ロンドンの月

1997/10/09 徳間ホール(試写会)
ロンドンに生活する中国人たちの夢と挫折を描いた中国映画。
歴史性やオリエンタリズムとは無縁の面白さ。by K. Hattori



 ロンドンで暮らす中国人たちの夢や挫折を描いた中国映画。物語もていねいに作られていますし、風景や生活のひだをすくいあげるような撮影も見事。主人公たちの悪戦苦闘ぶりを応援しながら、ラストはしみじみと「いい映画だったなぁ」と思える作品です。

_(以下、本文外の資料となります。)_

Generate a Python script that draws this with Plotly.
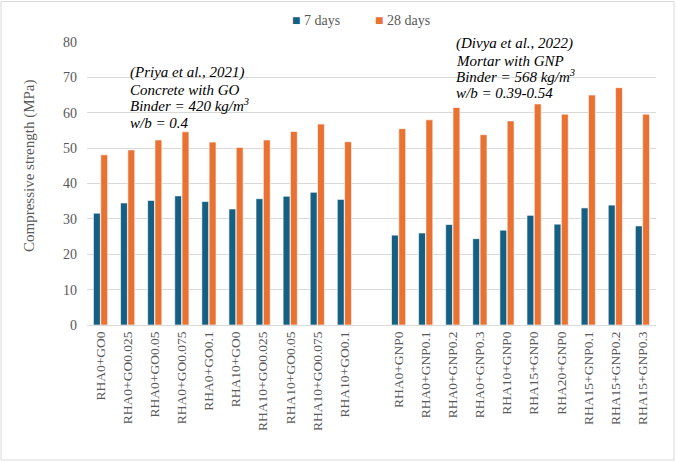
import plotly.graph_objects as go

categories = ["RHA0+GO0", "RHA0+GO0.025", "RHA0+GO0.05", "RHA0+GO0.075", "RHA0+GO0.1",
              "RHA10+GO0", "RHA10+GO0.025", "RHA10+GO0.05", "RHA10+GO0.075", "RHA10+GO0.1",
              " ",
              "RHA0+GNP0", "RHA0+GNP0.1", "RHA0+GNP0.2", "RHA0+GNP0.3", "RHA10+GNP0",
              "RHA15+GNP0", "RHA20+GNP0", "RHA15+GNP0.1", "RHA15+GNP0.2", "RHA15+GNP0.3"]
days7 = [31.6, 34.5, 35.2, 36.5, 34.9, 32.8, 35.7, 36.4, 37.5, 35.5,
         None,
         25.4, 26.0, 28.4, 24.4, 26.8, 31.0, 28.5, 33.1, 33.9, 28.0]
days28 = [48.1, 49.5, 52.3, 54.6, 51.7, 50.2, 52.3, 54.7, 56.8, 51.8,
          None,
          55.5, 58.0, 61.5, 53.8, 57.7, 62.5, 59.6, 65.0, 67.1, 59.6]

BLUE, ORANGE = "#156082", "#E97132"

W, H = 677, 462
L, R, T, B = 87, 21, 42, 137
pw, ph = W - L - R, H - T - B

def px2x(px):
    return (px - L) / pw

def px2y(py):
    return (H - B - py) / ph

serif = "Liberation Serif"

fig = go.Figure()
fig.add_trace(go.Bar(name="7 days", x=categories, y=days7,
                     marker=dict(color=BLUE, line=dict(color="white", width=0.6))))
fig.add_trace(go.Bar(name="28 days", x=categories, y=days28,
                     marker=dict(color=ORANGE, line=dict(color="white", width=0.6))))

fig.update_layout(
    width=W, height=H,
    margin=dict(l=L, r=R, t=T, b=B),
    paper_bgcolor="white", plot_bgcolor="white",
    barmode="group", bargap=0.46, bargroupgap=0.06,
    font=dict(family=serif, color="#595959", size=12),
    showlegend=False,
    xaxis=dict(type="category", categoryorder="array", categoryarray=categories,
               tickangle=-90, tickfont=dict(family=serif, size=13.5, color="#595959"),
               showgrid=False, showline=True, linecolor="#d9d9d9", linewidth=1,
               ticks="", ticklen=0, automargin=False),
    yaxis=dict(range=[0, 80], dtick=10, showgrid=True, gridcolor="#d9d9d9", gridwidth=1,
               zeroline=False, showline=False, ticks="",
               tickfont=dict(family=serif, size=14, color="#595959"),
               ticklabelstandoff=9, automargin=False),
)

# y-axis title
fig.add_annotation(text="Compressive strength (MPa)", xref="paper", yref="paper",
                   x=px2x(29), y=px2y(166), xanchor="center", yanchor="middle",
                   textangle=-90, showarrow=False,
                   font=dict(family=serif, size=15, color="#595959"))

# legend (drawn as text)
legend_items = [("7 days", BLUE, 290), ("28 days", ORANGE, 373)]
for name, col, lx in legend_items:
    fig.add_annotation(text=f"<span style='color:{col}'>■</span> {name}",
                       xref="paper", yref="paper", x=px2x(lx), y=px2y(21),
                       xanchor="left", yanchor="middle", showarrow=False,
                       font=dict(family=serif, size=14, color="#595959"))

priya = ["(Priya et al., 2021)", "Concrete with GO", "Binder = 420 kg/m<sup>3</sup>", "w/b = 0.4"]
priya_y = [72, 89.5, 105, 123]
divya = ["(Divya et al., 2022)", "Mortar with GNP", "Binder = 568 kg/m<sup>3</sup>", "w/b = 0.39-0.54"]
divya_y = [43, 60.5, 76, 93.5]

for txt, yy in zip(priya, priya_y):
    fig.add_annotation(text=txt, xref="paper", yref="paper",
                       x=px2x(128), y=px2y(yy), xanchor="left", yanchor="middle",
                       showarrow=False,
                       font=dict(size=15, color="black", family=serif, style="italic"))
for txt, yy in zip(divya, divya_y):
    fig.add_annotation(text=txt, xref="paper", yref="paper",
                       x=px2x(454), y=px2y(yy), xanchor="left", yanchor="middle",
                       showarrow=False,
                       font=dict(size=15, color="black", family=serif, style="italic"))

fig.add_shape(type="rect", xref="paper", yref="paper",
              x0=px2x(1), x1=px2x(674), y0=px2y(460), y1=px2y(1.5),
              line=dict(color="#d9d9d9", width=1), fillcolor="rgba(0,0,0,0)", layer="below")

fig.write_html("out.html")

11月からテアトル新宿ではじまる「中国映画祭97」で公開される映画ですが、映画の冒頭にミラマックスのロゴが入っていたところを見ると、どうやらこの映画はアメリカでも封切られるらしい。中国人だけがもつ個別の事情や心情を描く紛れもない中国映画ですが、そんな「個別の事情」を越えたところで「普遍的な人間像」を描いているから、この映画はどんな体制にいるどんな人間をも感動させうる力を持っているのだと思う。

 イギリスの音楽学校で学ぶため、ひとり中国を離れた主人公ランラン。しかしロンドンの身元引受人が、自分を息子の嫁にするつもりで招いたのだと知ってショックを受け、たまたま駅で知り合った中年の中国人スートンの部屋に転がり込む。部屋には同じ中国人の青年トンリンも同居しており、3人の奇妙な同居生活が始まる。中国に妻子を残してきたスートンはロンドンに家族を呼ぼうとするが、パスポートやビザがとれずに苦労している。トンリンはイギリスのパスポートを手に入れて、国際的なビジネスマンとして活躍するのが夢だ。ランランはそんなふたりにはげまされながら、音楽学校の学資をかせぐために働くようになる。

 スートンの部屋に転がり込んだとき、「結婚しろと言われたのが嫌だった」と涙ながらに訴えるランランに、「それは結婚するべきだ」「パスポートがとれたら離婚すればいい」と事もなげに答えるスートンとトンリン。そんな様子に二重のショックを受けるランランですが、彼女も映画の終盤では、ふたりの台詞が物凄く大きな意味を持っていたことを思い知らされる。映画はステレオタイプなサクセスストーリーの道筋をたどりながら、志半ばで挫折する3人の姿を描いて行きます。映画の終盤で、ランランとトンリンが再会する場面の対比。形は違っても、ふたりとも人生の戦いに負けた者同士なのです。彼らが何と戦い、何に負けてしまったのかはわかりませんが、本人たちの努力や気持ちとはまったく別のところで、何か大きな力が彼らの成功を邪魔しているように見えました。彼らが自力であの境遇から脱出するためには、何か非合法な手続きが必要なのかもしれません。

 「中国から妻子を連れ出したい」「何がなんでも中国には帰りたくない」という内容の映画はさすがに中国本土では作れないらしく、この映画は香港の資本で作られています。監督の張澤鳴(チャン・ツーミン)は中国人ですが、ランラン役の陳孝萱(チェン・シアオシユアン)は台湾のモデル、スートン役の劉利年(リウ・リーニエン)はカナダ在住、トンリン役の陳大明(チェン・ターミン)はロサンジェルス在住と、世界中からキャストとスタッフが集まって作った映画です。